◆ **DIRECTIONS**
Pick out and copy every line below that has the word "with".

- - - - -

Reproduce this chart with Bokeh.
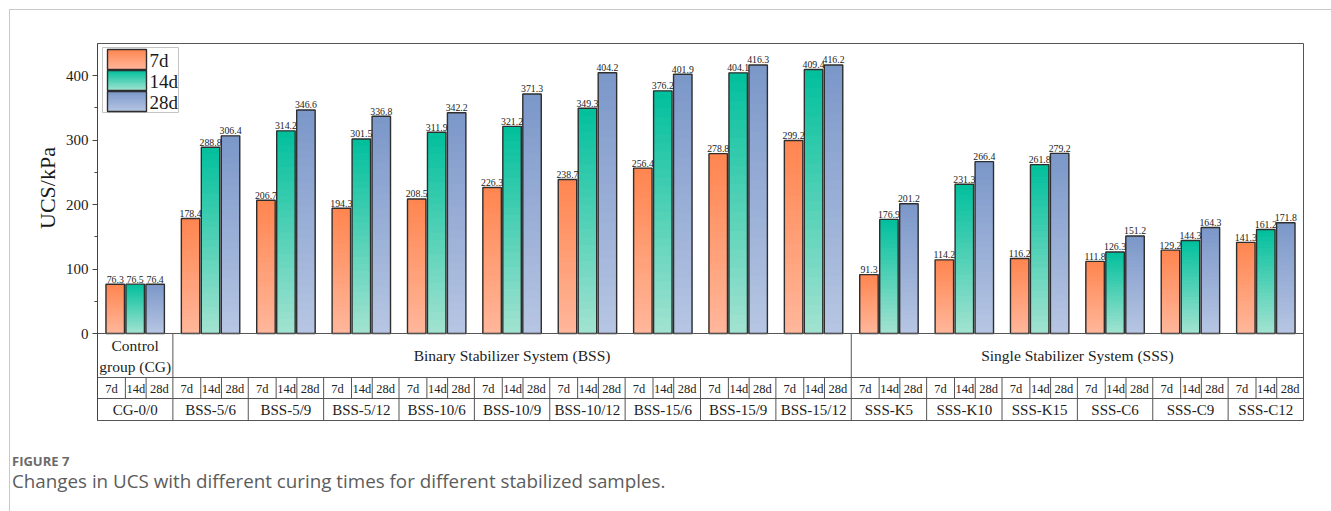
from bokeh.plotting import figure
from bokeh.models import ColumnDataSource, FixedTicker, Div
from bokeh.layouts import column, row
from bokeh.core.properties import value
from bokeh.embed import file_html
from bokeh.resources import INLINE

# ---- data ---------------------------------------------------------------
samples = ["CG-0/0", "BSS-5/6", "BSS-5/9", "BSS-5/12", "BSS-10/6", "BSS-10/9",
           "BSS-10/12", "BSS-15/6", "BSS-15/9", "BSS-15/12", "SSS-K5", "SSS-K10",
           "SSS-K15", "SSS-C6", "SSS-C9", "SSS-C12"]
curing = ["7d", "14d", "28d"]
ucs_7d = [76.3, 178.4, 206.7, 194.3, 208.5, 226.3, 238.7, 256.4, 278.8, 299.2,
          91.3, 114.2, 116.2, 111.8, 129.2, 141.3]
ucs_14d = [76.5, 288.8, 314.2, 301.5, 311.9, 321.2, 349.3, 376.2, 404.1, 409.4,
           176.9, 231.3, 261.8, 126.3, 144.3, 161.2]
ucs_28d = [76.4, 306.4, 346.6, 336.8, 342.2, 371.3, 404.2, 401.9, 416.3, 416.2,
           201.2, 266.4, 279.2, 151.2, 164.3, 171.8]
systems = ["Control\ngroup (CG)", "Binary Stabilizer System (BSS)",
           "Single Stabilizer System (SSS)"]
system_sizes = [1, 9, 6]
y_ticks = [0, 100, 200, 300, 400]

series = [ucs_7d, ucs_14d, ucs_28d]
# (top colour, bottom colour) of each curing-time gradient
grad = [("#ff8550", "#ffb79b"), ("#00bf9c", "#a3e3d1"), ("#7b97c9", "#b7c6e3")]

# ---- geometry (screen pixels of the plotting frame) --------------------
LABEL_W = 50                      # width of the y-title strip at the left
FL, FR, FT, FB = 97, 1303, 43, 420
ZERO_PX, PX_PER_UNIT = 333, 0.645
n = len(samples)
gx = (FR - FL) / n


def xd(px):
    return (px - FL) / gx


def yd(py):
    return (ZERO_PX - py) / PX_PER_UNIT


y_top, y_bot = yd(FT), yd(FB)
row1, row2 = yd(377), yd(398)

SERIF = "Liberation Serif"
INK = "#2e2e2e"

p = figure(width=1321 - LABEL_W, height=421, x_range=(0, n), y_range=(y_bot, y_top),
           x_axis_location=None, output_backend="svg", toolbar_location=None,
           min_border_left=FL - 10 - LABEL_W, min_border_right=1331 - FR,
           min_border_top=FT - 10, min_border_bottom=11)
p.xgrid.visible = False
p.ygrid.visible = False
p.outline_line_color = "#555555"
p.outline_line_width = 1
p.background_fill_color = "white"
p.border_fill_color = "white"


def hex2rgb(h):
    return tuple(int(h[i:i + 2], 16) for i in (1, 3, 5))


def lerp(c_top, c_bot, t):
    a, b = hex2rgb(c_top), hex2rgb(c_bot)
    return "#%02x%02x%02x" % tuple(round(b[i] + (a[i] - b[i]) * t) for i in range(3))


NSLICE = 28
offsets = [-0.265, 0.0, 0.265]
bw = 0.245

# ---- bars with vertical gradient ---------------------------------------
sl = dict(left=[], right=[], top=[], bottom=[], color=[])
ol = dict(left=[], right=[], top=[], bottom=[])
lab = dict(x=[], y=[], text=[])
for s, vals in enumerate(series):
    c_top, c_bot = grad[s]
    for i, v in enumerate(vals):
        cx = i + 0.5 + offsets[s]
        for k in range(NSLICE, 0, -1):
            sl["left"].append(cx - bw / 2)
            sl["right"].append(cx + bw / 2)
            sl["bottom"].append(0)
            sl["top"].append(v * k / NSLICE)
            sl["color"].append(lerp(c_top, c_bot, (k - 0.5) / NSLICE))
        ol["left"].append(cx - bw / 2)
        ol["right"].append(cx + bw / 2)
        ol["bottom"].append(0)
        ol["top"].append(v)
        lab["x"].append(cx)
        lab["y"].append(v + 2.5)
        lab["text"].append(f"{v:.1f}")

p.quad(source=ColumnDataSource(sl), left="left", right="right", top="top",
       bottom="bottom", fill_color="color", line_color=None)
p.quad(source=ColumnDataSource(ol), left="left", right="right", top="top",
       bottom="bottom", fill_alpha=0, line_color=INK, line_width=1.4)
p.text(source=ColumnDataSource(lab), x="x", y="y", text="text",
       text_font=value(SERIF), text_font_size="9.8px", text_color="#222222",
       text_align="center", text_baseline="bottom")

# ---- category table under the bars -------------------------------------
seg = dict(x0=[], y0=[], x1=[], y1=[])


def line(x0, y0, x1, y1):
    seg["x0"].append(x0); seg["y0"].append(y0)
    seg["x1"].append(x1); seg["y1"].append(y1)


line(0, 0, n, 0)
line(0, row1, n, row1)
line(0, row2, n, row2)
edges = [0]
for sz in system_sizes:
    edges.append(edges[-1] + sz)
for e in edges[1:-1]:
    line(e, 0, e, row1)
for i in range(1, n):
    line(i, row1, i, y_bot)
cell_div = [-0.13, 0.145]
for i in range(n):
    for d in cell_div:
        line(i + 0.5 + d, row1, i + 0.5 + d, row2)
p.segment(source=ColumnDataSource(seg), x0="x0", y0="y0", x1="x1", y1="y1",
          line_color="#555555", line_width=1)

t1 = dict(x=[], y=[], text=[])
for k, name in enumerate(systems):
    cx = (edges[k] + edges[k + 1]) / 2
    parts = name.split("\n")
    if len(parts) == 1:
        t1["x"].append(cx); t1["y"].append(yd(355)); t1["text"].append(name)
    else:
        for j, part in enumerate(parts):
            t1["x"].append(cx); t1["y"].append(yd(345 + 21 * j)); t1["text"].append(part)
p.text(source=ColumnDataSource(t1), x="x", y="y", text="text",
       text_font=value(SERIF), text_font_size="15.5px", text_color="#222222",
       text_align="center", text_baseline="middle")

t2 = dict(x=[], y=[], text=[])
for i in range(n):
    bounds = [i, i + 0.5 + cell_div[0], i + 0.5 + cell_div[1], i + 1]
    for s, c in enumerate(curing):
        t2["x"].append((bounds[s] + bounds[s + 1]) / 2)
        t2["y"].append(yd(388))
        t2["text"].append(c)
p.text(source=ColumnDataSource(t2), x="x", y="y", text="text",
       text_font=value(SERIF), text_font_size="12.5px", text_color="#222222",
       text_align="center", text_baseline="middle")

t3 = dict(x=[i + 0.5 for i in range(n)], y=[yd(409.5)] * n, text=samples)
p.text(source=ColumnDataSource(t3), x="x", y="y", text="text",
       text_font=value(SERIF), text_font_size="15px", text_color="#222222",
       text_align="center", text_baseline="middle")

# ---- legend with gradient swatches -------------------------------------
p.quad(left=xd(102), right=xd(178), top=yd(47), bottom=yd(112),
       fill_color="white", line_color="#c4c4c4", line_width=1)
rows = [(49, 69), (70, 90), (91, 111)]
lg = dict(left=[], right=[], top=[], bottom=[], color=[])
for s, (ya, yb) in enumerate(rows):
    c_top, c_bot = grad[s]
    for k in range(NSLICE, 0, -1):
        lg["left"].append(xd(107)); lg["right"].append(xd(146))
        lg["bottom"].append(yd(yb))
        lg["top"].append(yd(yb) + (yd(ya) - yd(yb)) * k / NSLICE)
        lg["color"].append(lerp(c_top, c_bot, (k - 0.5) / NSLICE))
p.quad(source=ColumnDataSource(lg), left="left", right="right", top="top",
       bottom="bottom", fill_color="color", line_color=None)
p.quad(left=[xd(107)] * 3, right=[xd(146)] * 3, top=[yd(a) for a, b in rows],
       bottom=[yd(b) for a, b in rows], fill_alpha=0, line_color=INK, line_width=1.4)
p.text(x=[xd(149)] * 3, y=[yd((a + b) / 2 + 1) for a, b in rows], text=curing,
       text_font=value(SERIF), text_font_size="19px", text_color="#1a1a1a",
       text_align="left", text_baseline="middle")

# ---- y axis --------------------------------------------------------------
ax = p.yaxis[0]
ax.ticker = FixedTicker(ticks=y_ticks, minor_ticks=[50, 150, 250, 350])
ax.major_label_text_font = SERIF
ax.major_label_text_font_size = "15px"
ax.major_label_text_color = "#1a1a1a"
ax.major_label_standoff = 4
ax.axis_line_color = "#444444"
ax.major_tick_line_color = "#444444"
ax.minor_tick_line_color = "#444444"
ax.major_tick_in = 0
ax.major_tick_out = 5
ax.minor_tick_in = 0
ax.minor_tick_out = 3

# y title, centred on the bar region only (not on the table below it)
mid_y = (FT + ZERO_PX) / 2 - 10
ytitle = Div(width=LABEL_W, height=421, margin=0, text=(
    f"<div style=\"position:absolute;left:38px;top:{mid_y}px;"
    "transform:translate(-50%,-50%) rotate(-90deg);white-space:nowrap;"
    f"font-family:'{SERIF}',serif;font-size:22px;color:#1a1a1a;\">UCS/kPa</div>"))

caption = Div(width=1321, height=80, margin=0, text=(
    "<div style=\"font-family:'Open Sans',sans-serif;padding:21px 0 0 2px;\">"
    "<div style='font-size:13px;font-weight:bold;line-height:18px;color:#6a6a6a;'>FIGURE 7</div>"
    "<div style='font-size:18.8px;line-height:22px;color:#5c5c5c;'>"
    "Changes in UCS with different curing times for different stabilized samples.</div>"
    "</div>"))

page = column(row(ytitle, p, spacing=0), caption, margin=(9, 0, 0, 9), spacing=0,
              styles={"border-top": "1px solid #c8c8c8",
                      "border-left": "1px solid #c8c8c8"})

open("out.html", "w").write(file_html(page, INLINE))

- - - - -

◆ **WRITTEN SOLUTION**
Reproduce this chart with Bokeh.
# ---- bars with vertical gradient ---------------------------------------
# ---- legend with gradient swatches -------------------------------------
    "Changes in UCS with different curing times for different stabilized samples.</div>"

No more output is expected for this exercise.